I've refactored the modeling used by VM sync process but wasn't able to
merge into the main branch for 4.2 release due to concerns from community
about its late readiness time for architecture changes. Will reiterate the
merge effort after 4.2 release.

Kelven 

On 9/3/13 10:59 AM, "Marcus Sorensen" <sh...@gmail.com> wrote:

>I'm trying to figure out if/how management and agent restarts are
>gracefully handled for long running jobs. My initial testing shows
>that maybe they aren't.

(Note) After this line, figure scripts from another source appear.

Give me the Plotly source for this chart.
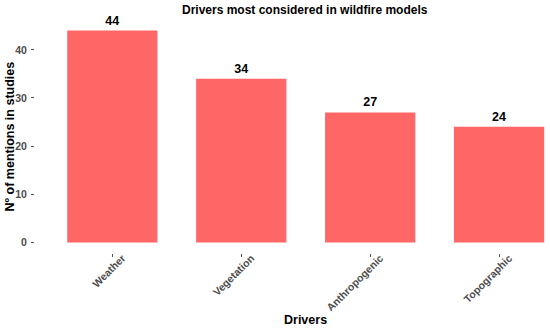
import plotly.graph_objects as go

drivers = ["Weather", "Vegetation", "Anthropogenic", "Topographic"]
mentions = [44, 34, 27, 24]
y_ticks = [0, 10, 20, 30, 40]

bar_color = "#FF6767"
font_fam = "Liberation Sans, Arial, sans-serif"

fig = go.Figure(
    go.Bar(
        x=drivers,
        y=mentions,
        width=0.7,
        marker=dict(color=bar_color, line=dict(width=0)),
        text=[str(v) for v in mentions],
        textposition="outside",
        cliponaxis=False,
        textfont=dict(family=font_fam, size=12.5, color="black", weight="bold"),
    )
)

fig.update_layout(
    width=550,
    height=330,
    margin=dict(l=35, r=0, t=20, b=77, autoexpand=False),
    plot_bgcolor="white",
    paper_bgcolor="white",
    showlegend=False,
    xaxis=dict(
        range=[-0.6, 3.395],
        tickangle=-45,
        ticks="outside",
        ticklen=3,
        tickcolor="#555555",
        tickfont=dict(family=font_fam, size=10.5, color="#4d4d4d", weight="bold"),
        ticklabelshift=10,
        ticklabelstandoff=-9,
        ticklabeloverflow="allow",
        showgrid=False,
        zeroline=False,
        showline=False,
        automargin=False,
    ),
    yaxis=dict(
        range=[-2.2, 46.2],
        tickvals=y_ticks,
        ticks="outside",
        ticklen=3,
        tickcolor="#555555",
        tickfont=dict(family=font_fam, size=10.5, color="#4d4d4d", weight="bold"),
        ticklabelstandoff=2,
        showgrid=False,
        zeroline=False,
        showline=False,
        automargin=False,
    ),
    annotations=[
        dict(
            text="Drivers most considered in wildfire models",
            xref="paper", yref="paper",
            x=(305 - 35) / 515, y=1.0,
            yshift=10,
            xanchor="center", yanchor="middle",
            showarrow=False,
            font=dict(family=font_fam, size=12, color="black", weight="bold"),
        ),
        dict(
            text="Drivers",
            xref="paper", yref="paper",
            x=(305 - 35) / 515, y=0.0,
            yshift=-(320 - 253),
            xanchor="center", yanchor="middle",
            showarrow=False,
            font=dict(family=font_fam, size=12.5, color="black", weight="bold"),
        ),
        dict(
            text="Nº of mentions in studies",
            xref="paper", yref="paper",
            x=0.0, y=0.5,
            xshift=-(35 - 9),
            xanchor="center", yanchor="middle",
            textangle=-90,
            showarrow=False,
            font=dict(family=font_fam, size=12.5, color="black", weight="bold"),
        ),
    ],
)

fig.write_html(
    "out.html",
    config={"displayModeBar": False},
    post_script="document.body.style.margin='0';document.body.style.overflow='hidden';",
)
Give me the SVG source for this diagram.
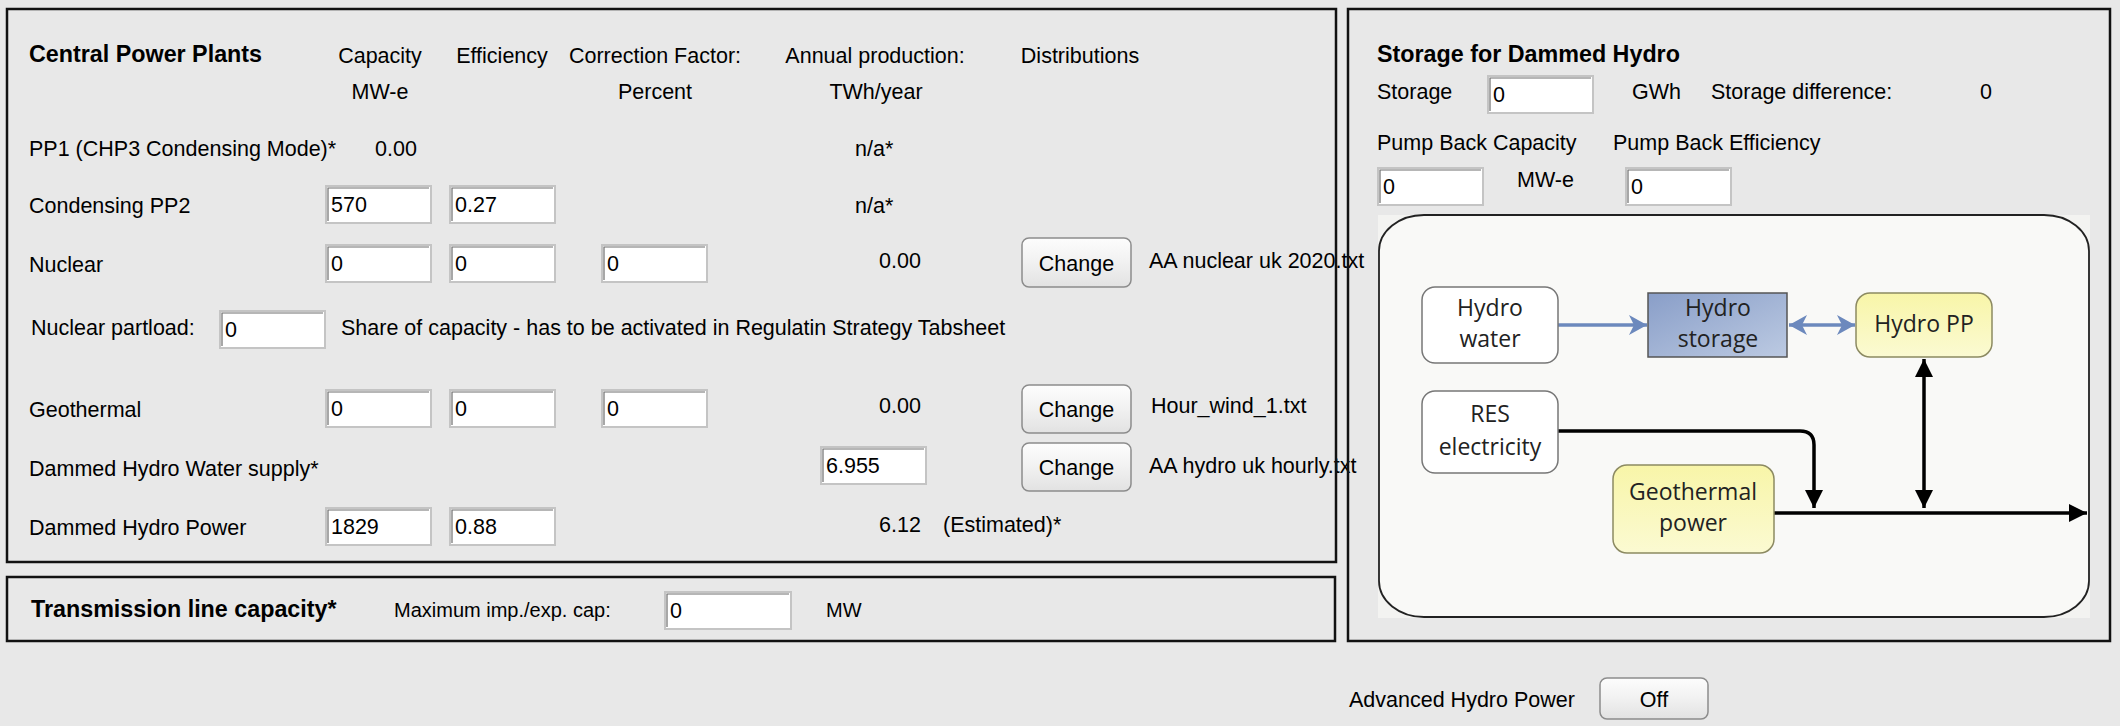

For example, if I try to migrate a storage
>volume, and then restart the management server, I end up with two
>volumes (source and destination) stuck in migrating state, with the VM
>unable to start and the job stating:
>
>            {
>                "accountid": "505add16-12d8-11e3-8495-5254004eff4f",
>                "cmd":
>"org.apache.cloudstack.api.command.user.volume.MigrateVolumeCmd",
>                "created": "2013-09-03T11:41:55-0600",
>                "jobid": "698cc7cf-4ecc-40da-9bcf-261a7921ab95",
>                "jobprocstatus": 0,
>                "jobresult": {
>                    "errorcode": 530,
>                    "errortext": "job cancelled because of management
>server restart"
>                },
>                "jobresultcode": 530,
>                "jobresulttype": "object",
>                "jobstatus": 2,
>                "userid": "505bd5d6-12d8-11e3-8495-5254004eff4f"
>            }
>
>If all jobs react this way, it doesn't seem like a small bug, but
>perhaps a design issue. If a job is cancelled, the state should be
>rolled back, I think. Perhaps every job should have a cleanup method
>that is called when the job is considered cancelled (assuming the
>cancellation occurs prior to shutdown, but then that doesn't handle
>crashes).
>
>The end result is that everyone using cloudstack should be terrified
>of restarting their mgmt server, I think, especially as their
>environment grows and has many things going on. Anything that  goes
>through a state machine could get stuck.